DI (IN)GIUSTIZIA AMBIENTALE

Questo articolo riguarda i risultati dello studio Sentieri sul sito di interesse nazionale per le bonifiche di Taranto e ne segue uno pubblicato sul sito di Manfredonia.

Con pochi timori di essere smentito, posso facilmente affermare che la popolazione tarantina sia tra le più studiate dagli epidemiologi e dalle epidemiologhe italiane.

Nel corso del convegno dell’associazione italiana di epidemiologia, che nel 2012 si tenne a Bari, la Professoressa Vigotti dell’Università di Pisa, pioniera degli studi su Taranto, fu omaggiata con un lungo e caloroso applauso. In quell’occasione ella tenne una lezione magistrale di rara umanità, ricchezza di contenuti e di proposte di interventi di prevenzione primaria. La sua lezione verteva sullo squilibrio tra rischio sanitario – a cui la popolazione sottostava (e sottostà) a causa dell’insalubrità dell’industria – ed una economia che, nonostante il sacrificio che imponeva (ed impone) alla popolazione tarantina, era (ed è) incapace di distribuire una ricchezza diffusa.

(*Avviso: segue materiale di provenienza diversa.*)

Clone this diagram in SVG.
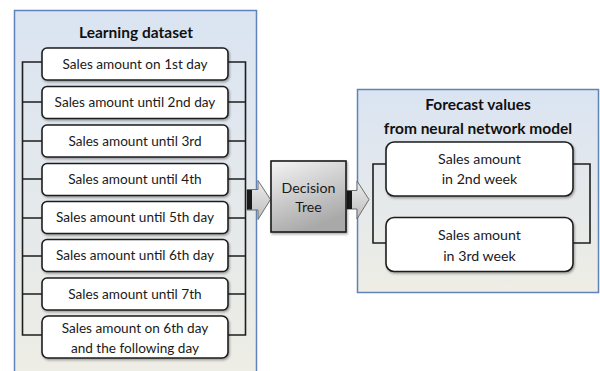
<svg xmlns="http://www.w3.org/2000/svg" width="600" height="371" viewBox="0 0 600 371">
<defs>
<linearGradient id="panelL" x1="0" y1="0" x2="0" y2="1">
<stop offset="0" stop-color="#dae4f2"/>
<stop offset="1" stop-color="#eeede5"/>
</linearGradient>
<linearGradient id="panelR" x1="0" y1="0" x2="0" y2="1">
<stop offset="0" stop-color="#dae4f2"/>
<stop offset="1" stop-color="#eeede5"/>
</linearGradient>
<linearGradient id="dt" x1="0" y1="0" x2="0.4" y2="1">
<stop offset="0" stop-color="#f4f4f4"/>
<stop offset="1" stop-color="#a9a9a9"/>
</linearGradient>
<linearGradient id="arr" x1="0" y1="0" x2="0" y2="1">
<stop offset="0" stop-color="#ececec"/>
<stop offset="1" stop-color="#bdbdbd"/>
</linearGradient>
<filter id="sh" x="-10%" y="-10%" width="130%" height="130%">
<feDropShadow dx="1" dy="1.5" stdDeviation="1" flood-color="#000" flood-opacity="0.35"/>
</filter>
</defs>
<style>
.panel{stroke:#5f83b8;stroke-width:1.5}
.box{fill:#fff;stroke:#1e1e1e;stroke-width:1.6}
.ln{fill:none;stroke:#1e1e1e;stroke-width:1.6}
.t{font-family:Lato,"Liberation Sans",sans-serif;font-size:13.6px;fill:#1a1a1a;text-anchor:middle}
.tb{font-family:Lato,"Liberation Sans",sans-serif;font-size:14.2px;fill:#1a1a1a;text-anchor:middle}
.h{font-family:Lato,"Liberation Sans",sans-serif;font-size:15.5px;font-weight:bold;fill:#111;text-anchor:middle}
</style>

<g id="learning-dataset">
<rect class="panel" x="14.5" y="10.5" width="242" height="370" fill="url(#panelL)"/>
<text class="h" x="136" y="37.5">Learning dataset</text>
</g>

<g id="forecast-panel">
<rect class="panel" x="357.5" y="89.5" width="241" height="203" fill="url(#panelR)"/>
<text class="h" x="478" y="110">Forecast values</text>
<text class="h" x="478" y="133.5">from neural network model</text>
</g>

<g id="connectors">
<path class="ln" d="M42,62 H22.5 V335 H42 M228,62 H245.5 V335 H228"/>
<path class="ln" d="M22.5,102 H42 M22.5,141 H42 M22.5,179 H42 M22.5,218 H42 M22.5,256 H42 M22.5,294 H42 M228,102 H245.5 M228,141 H245.5 M228,179 H245.5 M228,218 H245.5 M228,256 H245.5 M228,294 H245.5"/>
<path class="ln" d="M386,164 H373 V243 H386 M573,164 H590 V243 H573"/>
<g id="arrow-in">
<path d="M247,189.5 H258 V180.5 L270.5,199.5 L258,219.5 V210 H247 Z" fill="url(#arr)" stroke="#6d6d6d" stroke-width="1"/>
<rect x="247" y="190" width="5" height="19.5" fill="#1a1a1a"/>
</g>
<g id="arrow-out">
<path d="M347,190.5 H357 V181 L369,199.5 L357,219 V209 H347 Z" fill="url(#arr)" stroke="#6d6d6d" stroke-width="1"/>
<rect x="347" y="191" width="5" height="18" fill="#1a1a1a"/>
</g>
</g>

<g id="box1"><rect class="box" x="42" y="48" width="186" height="32" rx="5" filter="url(#sh)"/><text class="t" x="135" y="68.5">Sales amount on 1st day</text></g>
<g id="box2"><rect class="box" x="42" y="86.5" width="186" height="32" rx="5" filter="url(#sh)"/><text class="t" x="135" y="107">Sales amount until 2nd day</text></g>
<g id="box3"><rect class="box" x="42" y="125" width="186" height="32" rx="5" filter="url(#sh)"/><text class="t" x="135" y="145.5">Sales amount until 3rd</text></g>
<g id="box4"><rect class="box" x="42" y="163.5" width="186" height="32" rx="5" filter="url(#sh)"/><text class="t" x="135" y="184">Sales amount until 4th</text></g>
<g id="box5"><rect class="box" x="42" y="201.5" width="186" height="32" rx="5" filter="url(#sh)"/><text class="t" x="135" y="222">Sales amount until 5th day</text></g>
<g id="box6"><rect class="box" x="42" y="239.5" width="186" height="32" rx="5" filter="url(#sh)"/><text class="t" x="135" y="260">Sales amount until 6th day</text></g>
<g id="box7"><rect class="box" x="42" y="278" width="186" height="32" rx="5" filter="url(#sh)"/><text class="t" x="135" y="298.5">Sales amount until 7th</text></g>
<g id="box8"><rect class="box" x="42" y="316" width="186" height="42" rx="6" filter="url(#sh)"/><text class="t" x="135" y="333">Sales amount on 6th day</text><text class="t" x="135" y="352.5">and the following day</text></g>

<g id="decision-tree">
<rect x="271" y="161" width="75" height="71" fill="url(#dt)" stroke="#1a1a1a" stroke-width="1.6" filter="url(#sh)"/>
<text class="tb" x="308.5" y="192.5">Decision</text>
<text class="tb" x="308.5" y="212">Tree</text>
</g>

<g id="week2"><rect class="box" x="386" y="142" width="187" height="54" rx="8" filter="url(#sh)"/><text class="tb" x="479.5" y="163.5">Sales amount</text><text class="tb" x="479.5" y="183.5">in 2nd week</text></g>
<g id="week3"><rect class="box" x="386" y="217.5" width="187" height="54" rx="8" filter="url(#sh)"/><text class="tb" x="479.5" y="240">Sales amount</text><text class="tb" x="479.5" y="260.5">in 3rd week</text></g>
</svg>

Ai lavori pionieristici di Mariangela Vigotti si sono aggiunti nel corso degli anni numerosi studi nazionali, valutazioni di agenzie internazionali, regionali e locali, ricerche indipendenti e le perizie di Annibale Biggeri, Francesco Forastiere e Maria Triassi condotte nell’ambito del processo “Ambiente svenduto”.

Il VI rapporto Sentieri aggiunge qualcosa a quanto già arcinoto ed invito il lettore desideroso di approfondire a visitare il sito specifico della rivista Epidemiologia e Prevenzione per informarsi direttamente dalla fonte. Io qui mi sottrarrò dal fare la lista delle cause di decesso o di ricovero e l’elenco delle criticità che riguardano la popolazione tarantina ed in particolare le sue fasce più suscettibili, come i bambini e gli adolescenti.

Vi è tuttavia un aspetto che mi sembra sia rilevante evidenziare.

La popolazione tarantina, emblema di danni sanitari simili in Italia e nel mondo, non è esposta allo stesso modo agli insulti ambientali. Alcune zone della città ed i suoi abitanti godono di un vantaggio di cui le zone più povere non beneficiano. In generale gli esperti, e quelli che hanno redatto il VI rapporto Sentieri non fanno eccezione, usano l’espressione “giustizia ambientale”. Detto altrimenti, le persone che vivono nelle zone più ricche della città sono allo stesso tempo anche meno esposte all’inquinamento ed hanno dunque, già dalla nascita, un vantaggio in termini di salute nei confronti dei più poveri.

La chiamano giustizia ambientale ma per dirla con la citazione riportata da Flavia Amabile in un articolo su Noam Chomsky e Ken Loach de La Stampa del 30 marzo, penso si tratti, anche in questo caso, di parole che rovesciano il mondo e che “ci fanno credere di avere un significato ed invece ne hanno un altro”. Cosa c’è, infatti, di più ingiusto del nascere povero? Forse solo il non-nascere. E cosa c’è di più ingiusto del dover vivere, non certo per scelta, a due passi da un sito inquinato, da un sito che necessita di una bonifica che tarda ad arrivare e chissà mai se arriverà? Nulla. Qui tracce di giustizia ambientale non ve ne sono.